§ **TASK PROMPT**
Reproduce all the lines exactly as they stand, apart from the pictures.

§ **SUPPLIED MATERIAL**

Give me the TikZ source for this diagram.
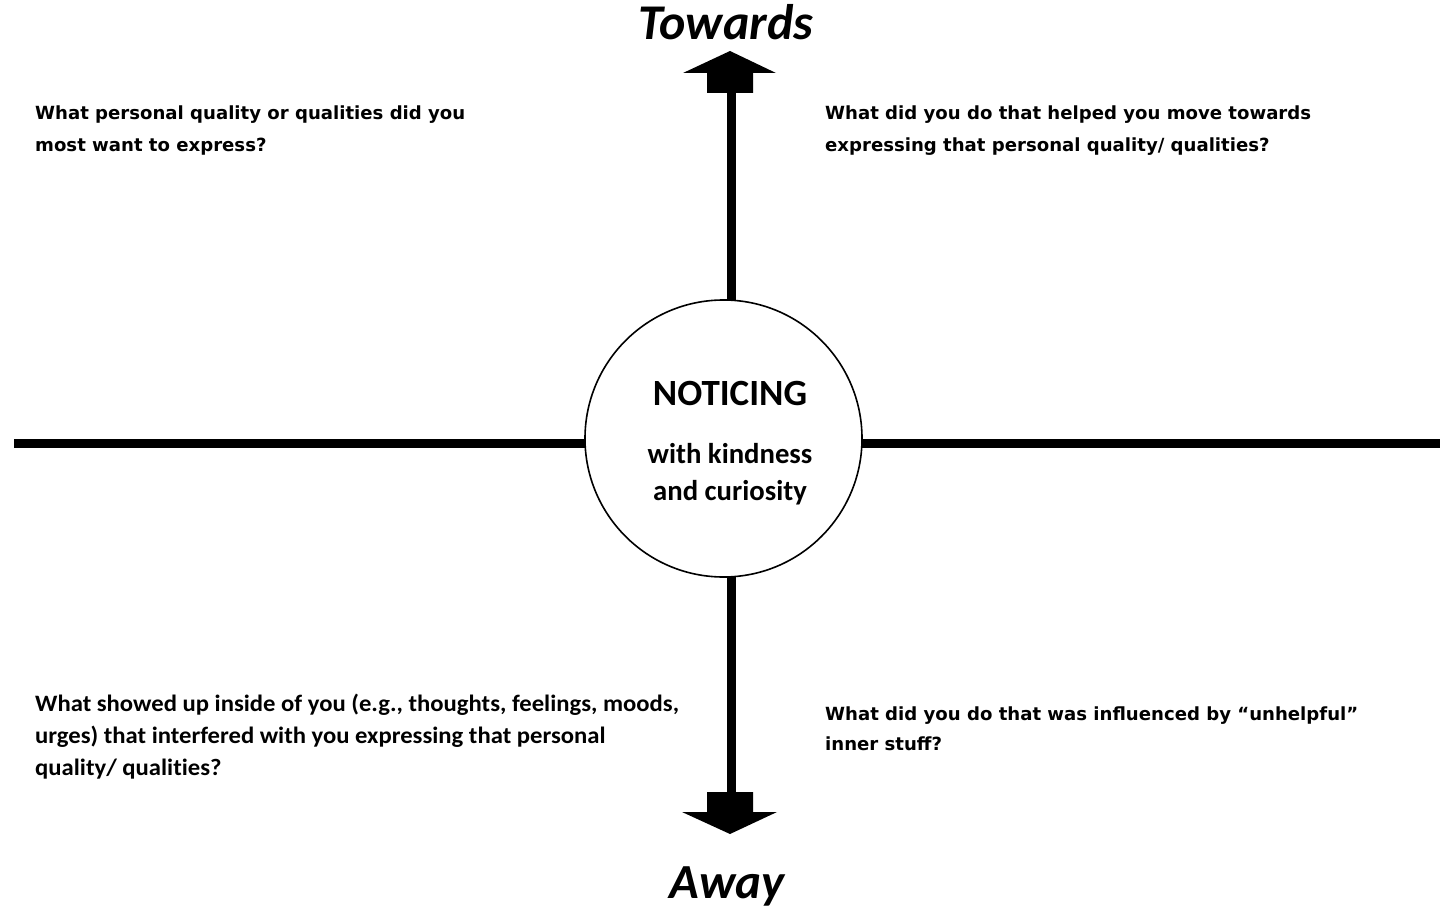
\documentclass[tikz,border=0pt]{standalone}
\usepackage{fontspec}
\setmainfont{Carlito}
\newfontfamily\wideface{DejaVu Sans}
\newfontfamily\calface{Carlito}[Ligatures=NoCommon, FakeStretch=1.05]
\begin{document}
\begin{tikzpicture}[x=1pt,y=-1pt,
  axis/.style={line width=9pt},
  tipshape/.style={fill=black},
  question/.style={anchor=base west, inner sep=0pt, align=left},
  wideq/.style={question, font=\wideface\bfseries\fontsize{18.1}{32}\selectfont},
  narrowq/.style={question, font=\calface\bfseries\fontsize{23.5}{32}\selectfont},
  pole/.style={anchor=base, inner sep=0pt, font=\bfseries\itshape\fontsize{50}{50}\selectfont},
  hubtext/.style={anchor=base, inner sep=0pt, font=\bfseries},
]
\useasboundingbox (0,0) rectangle (1440,909);

% end points of the four axis arms
\coordinate (leftend) at (14,443.5);
\coordinate (rightend) at (1440,443.5);
\coordinate (topstem) at (731,92);
\coordinate (botstem) at (731,793);

% central circle (placed first so the arms can refer to it)
\node[circle, minimum size=277pt, inner sep=0pt] (hub) at (723.5,438.5) {};

% axis arms
\draw[axis] (leftend) -- (leftend -| hub.west);
\draw[axis] (rightend -| hub.east) -- (rightend);
\draw[axis] (topstem) -- (topstem |- hub.north);
\draw[axis] (botstem |- hub.south) -- (botstem);

% circle outline on top of the arms
\draw[line width=1.6pt, fill=white] (hub.center) circle (138.5pt);

% block arrow heads
\fill[tipshape] (730,51) -- (776,73) -- (753,73) -- (753,93) -- (707,93) -- (707,73) -- (683,73) -- cycle;
\fill[tipshape] (730,834) -- (777,812) -- (753,812) -- (753,792) -- (707,792) -- (707,812) -- (682,812) -- cycle;

% pole labels
\node[pole] (towards) at (726,40) {Towards};
\node[pole, font=\bfseries\itshape\fontsize{49}{49}\selectfont] (away) at (727,898) {Away};

% text inside the circle
\node[hubtext, font=\bfseries\fontsize{37}{37}\selectfont] (noticing) at (730,405) {NOTICING};
\node[hubtext, font=\bfseries\fontsize{28.7}{28.7}\selectfont] (kind) at (730,463) {with kindness};
\node[hubtext, font=\bfseries\fontsize{28.7}{28.7}\selectfont] (curious) at (730,500) {and curiosity};

% quadrant questions (anchored on the baseline of their last line)
\node[wideq] (qtl) at (35,152) {What personal quality or qualities did you\\most want to express?};
\node[wideq] (qtr) at (825,152) {What did you do that helped you move towards\\expressing that personal quality/ qualities?};
\node[narrowq] (qbl) at (35,775) {What showed up inside of you (e.g., thoughts, feelings, moods,\\urges) that interfered with you expressing that personal\\quality/ qualities?};
\node[wideq, font=\wideface\bfseries\fontsize{18.1}{30}\selectfont] (qbr) at (825,750) {What did you do that was influenced by “unhelpful”\\inner stuff?};
\end{tikzpicture}
\end{document}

§ **COMPLETE OUTPUT**
Give me the TikZ source for this diagram.
\documentclass[tikz,border=0pt]{standalone}
\usepackage{fontspec}
\setmainfont{Carlito}
\newfontfamily\wideface{DejaVu Sans}
\newfontfamily\calface{Carlito}[Ligatures=NoCommon, FakeStretch=1.05]
\begin{document}
\begin{tikzpicture}[x=1pt,y=-1pt,
  axis/.style={line width=9pt},
  tipshape/.style={fill=black},
  question/.style={anchor=base west, inner sep=0pt, align=left},
  wideq/.style={question, font=\wideface\bfseries\fontsize{18.1}{32}\selectfont},
  narrowq/.style={question, font=\calface\bfseries\fontsize{23.5}{32}\selectfont},
  pole/.style={anchor=base, inner sep=0pt, font=\bfseries\itshape\fontsize{50}{50}\selectfont},
  hubtext/.style={anchor=base, inner sep=0pt, font=\bfseries},
]
\useasboundingbox (0,0) rectangle (1440,909);

% end points of the four axis arms
\coordinate (leftend) at (14,443.5);
\coordinate (rightend) at (1440,443.5);
\coordinate (topstem) at (731,92);
\coordinate (botstem) at (731,793);

% central circle (placed first so the arms can refer to it)
\node[circle, minimum size=277pt, inner sep=0pt] (hub) at (723.5,438.5) {};

% axis arms
\draw[axis] (leftend) -- (leftend -| hub.west);
\draw[axis] (rightend -| hub.east) -- (rightend);
\draw[axis] (topstem) -- (topstem |- hub.north);
\draw[axis] (botstem |- hub.south) -- (botstem);

% circle outline on top of the arms
\draw[line width=1.6pt, fill=white] (hub.center) circle (138.5pt);

% block arrow heads
\fill[tipshape] (730,51) -- (776,73) -- (753,73) -- (753,93) -- (707,93) -- (707,73) -- (683,73) -- cycle;
\fill[tipshape] (730,834) -- (777,812) -- (753,812) -- (753,792) -- (707,792) -- (707,812) -- (682,812) -- cycle;

% pole labels
\node[pole] (towards) at (726,40) {Towards};
\node[pole, font=\bfseries\itshape\fontsize{49}{49}\selectfont] (away) at (727,898) {Away};

% text inside the circle
\node[hubtext, font=\bfseries\fontsize{37}{37}\selectfont] (noticing) at (730,405) {NOTICING};
\node[hubtext, font=\bfseries\fontsize{28.7}{28.7}\selectfont] (kind) at (730,463) {with kindness};
\node[hubtext, font=\bfseries\fontsize{28.7}{28.7}\selectfont] (curious) at (730,500) {and curiosity};

% quadrant questions (anchored on the baseline of their last line)
\node[wideq] (qtl) at (35,152) {What personal quality or qualities did you\\most want to express?};
\node[wideq] (qtr) at (825,152) {What did you do that helped you move towards\\expressing that personal quality/ qualities?};
\node[narrowq] (qbl) at (35,775) {What showed up inside of you (e.g., thoughts, feelings, moods,\\urges) that interfered with you expressing that personal\\quality/ qualities?};
\node[wideq, font=\wideface\bfseries\fontsize{18.1}{30}\selectfont] (qbr) at (825,750) {What did you do that was influenced by “unhelpful”\\inner stuff?};
\end{tikzpicture}
\end{document}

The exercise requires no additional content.